31 juli 2024
Misschien moet je iets lager mikken
Milio van de Kamp studeerde sociologie aan de Universiteit Amsterdam waar hij momenteel als docent aan verbonden is.
Hij groeide op in een milieu dat als kansarm bestempeld kan worden. Zijn ouders waren afkomstig uit een arme Amsterdamse buurt en huwden op jonge leeftijd. Zij vestigden zich in een arme volkswijk, een no-go area.
Thuis was er meer ruzie dan eten. Armoe troef. Het gezin raakte meer en meer aan lagerwal. Politie was er vaste gast. Meer dan acht jaar was het gezin aangewezen op een buurman om bij hem elektriciteit te halen, aangezien alle nutsvoorzieningen ingevolge wanbetaling afgekoppeld waren. De auteur groeide op als een probleemkind, een straatjochie dat meer spijbelde dan naar school ging. Geen wonder dat een beroepsopleiding voor hem als het hoogst haalbare beschouwd werd.
Hij is echter intelligent, heeft veel wilskracht en met de steun van zijn vriendin kan hij via de hogeschool doorstoten naar de universiteit. Met vrucht slaagt hij in een master sociologie. Onmiddellijk kan hij als docent aan de slag in de bacheloropleiding sociologie.
De studiecarrière van de auteur verliep met veel vallen en opstaan. Hij kampte steeds met een minderwaardigheidsgevoel; het sentiment er niet bij te horen, niet op zijn plaats te zijn een universitair milieu.
Het onderwijs werkte ook niet stimulerend. Een docente raadde hem een universitaire opleiding af: “Misschien moet je iets lager mikken”. Bij een stage in het beroepsonderwijs, waar de auteur ook terecht gekomen was, werd hij verwelkomd door een docent met de woorden: ”Het enige waar jullie rekening mee moeten houden is het volgende: deze kinderen kunnen echt niks.

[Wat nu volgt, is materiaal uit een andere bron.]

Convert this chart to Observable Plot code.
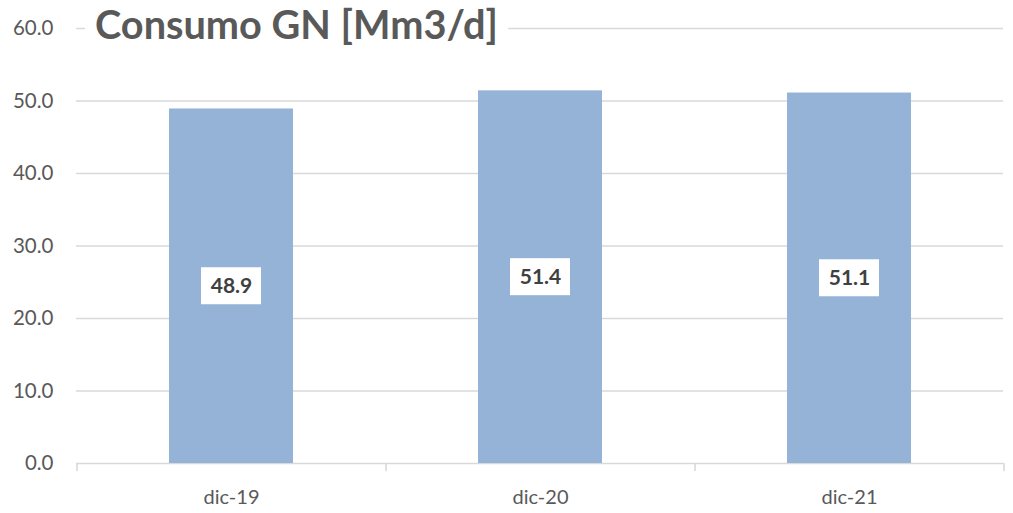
<!DOCTYPE html>
<html><head><meta charset="utf-8">
<script src="https://cdn.jsdelivr.net/npm/d3@7"></script>
<script src="https://cdn.jsdelivr.net/npm/@observablehq/plot@0.6"></script>
<style>
body{margin:0;background:#fff;}
#wrap{position:relative;width:1013px;height:513px;font-family:Lato,sans-serif;}
#title{position:absolute;z-index:2;left:85px;top:4px;padding:0 10px;background:#fff;font-weight:bold;font-size:39.7px;color:#595959;line-height:40px;white-space:nowrap;}
</style></head><body><div id="wrap"><div id="title"></div></div>
<script>
const categories = ["dic-19", "dic-20", "dic-21"];
const values = [48.9, 51.4, 51.1];
const yTicks = [0, 10, 20, 30, 40, 50, 60];
const title = "Consumo GN [Mm3/d]";

document.getElementById("title").textContent = title;
const data = categories.map((c, i) => ({cat: c, value: values[i]}));
const W = 1013, ML = 76, MR = 10;
const half = (W - ML - MR) / categories.length / 2;

const chart = Plot.plot({
  width: W, height: 513,
  marginLeft: ML, marginRight: MR, marginTop: 28, marginBottom: 50,
  style: {fontFamily: "Lato, sans-serif", background: "#fff", overflow: "visible"},
  x: {domain: categories, paddingInner: 0.6, paddingOuter: 0.3},
  y: {domain: [0, 60]},
  marks: [
    Plot.gridY(yTicks.slice(1), {stroke: "#d9d9d9", strokeOpacity: 1, strokeWidth: 1.3}),
    Plot.ruleY([0], {stroke: "#d9d9d9", strokeWidth: 1.6}),
    Plot.axisY(yTicks, {tickSize: 0, tickPadding: 23, tickFormat: d3.format(".1f"), fontSize: 20.5, fill: "#595959", label: null}),
    Plot.axisX({tickSize: 0, tickPadding: 26, fontSize: 20, fill: "#595959", label: null}),
    Plot.axisX({tickSize: 8, dx: -half, tickFormat: () => "", stroke: "#d9d9d9", strokeWidth: 1.6, label: null}),
    Plot.axisX([categories[categories.length - 1]], {tickSize: 8, dx: half, tickFormat: () => "", stroke: "#d9d9d9", strokeWidth: 1.6, label: null}),
    Plot.barY(data, {x: "cat", y: "value", fill: "#95b3d7"}),
    Plot.barY(data, {x: "cat", y1: d => d.value / 2, y2: d => d.value / 2, insetLeft: 32, insetRight: 32, insetTop: -18.5, insetBottom: -18.5, fill: "#fff"}),
    Plot.text(data, {x: "cat", y: d => d.value / 2, text: d => d.value.toFixed(1), fontWeight: "bold", fontSize: 21, fill: "#404040"})
  ]
});
document.getElementById("wrap").appendChild(chart);
</script>
</body></html>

Ze willen niet, zijn niet gemotiveerd en gaan nergens heen”. Een houding die de auteur zelf ervaren heeft. Het bracht hem terug naar het gevoel minderwaardig te zijn, maatschappelijk niet mee te kunnen.
Zijn opleiding tot socioloog helpt bij de analyse wat armoede met een mens doet. Hoe een hogere klasse neerkijkt op een lagere, hoe men verplicht wordt zijn afkomst te verbergen om schaamte te ontlopen. Iemand die probeert op te klimmen ontbreekt het aan “passend cultureel kapitaal” dat de auteur omschrijft als het gevoel en de kennis die je hebt van de cultuur, de mores, de gebruiken en de normen van een bepaalde omgeving, zoals de universitaire. De aldaar heersende normen en waarden worden bepaald door de ‘elite’. Als men niet kan voldoen aan deze eisen telt men niet mee…
De auteur mag zeer kritisch zijn over het Nederlandse onderwijssysteem, waarvan hij zelf het slachtoffer werd. Terecht klaagt hij de negatieve houding van de docenten aan, hun onbekwaamheid die hem aan de hogeschool één jaar doen verliezen.
Hij is evenmin mals voor de hardvochtige bureaucratie. Welke energieleverancier haalt het in zijn hoofd een gezin met twee kleine kinderen acht jaar af te sluiten van het net? De moeder van de auteur leed aan een ernstige hartkwaal waardoor zij door de haar behandelende artsen van de arbeidsmarkt uitgesloten werd. Tegen dit advies in achtte de administratie haar wel werkbekwaam en werd haar een uitkering geweigerd. De “toeslagenaffaire” was duidelijk geen alleenstaand geval.
Door wilskracht en intelligentie kon de auteur zich opwerken. Hoeveel jongeren, even wilskrachtig en intelligent, slagen daar niet in? Wat gaat zo niet verloren aan menselijk kapitaal?
Hoe is het mogelijk dat de schrijnende ongelijkheid blijft bestaan? Dat kinderen in armoede moeten opgroeien? Geen wonder dat deze kinderen het minder goed doen op school bij gebrek aan een eigen kamer, een computer, internet, een stabiel milieu met ouders die hen steunen.
De auteur schrijft heel eerlijk over zijn strijd tegen ongelijkheid, over zijn tegenslagen en successen... Hij deinst er niet voor terug zich erg kwetsbaar op te stellen in zijn strijd tegen jarenlange depressie.
Het boek opent op schrijnende wijze de ogen voor de ongelijkheid in de maatschappij en het onvermogen van de overheid daar op structurele wijze aan te verhelpen.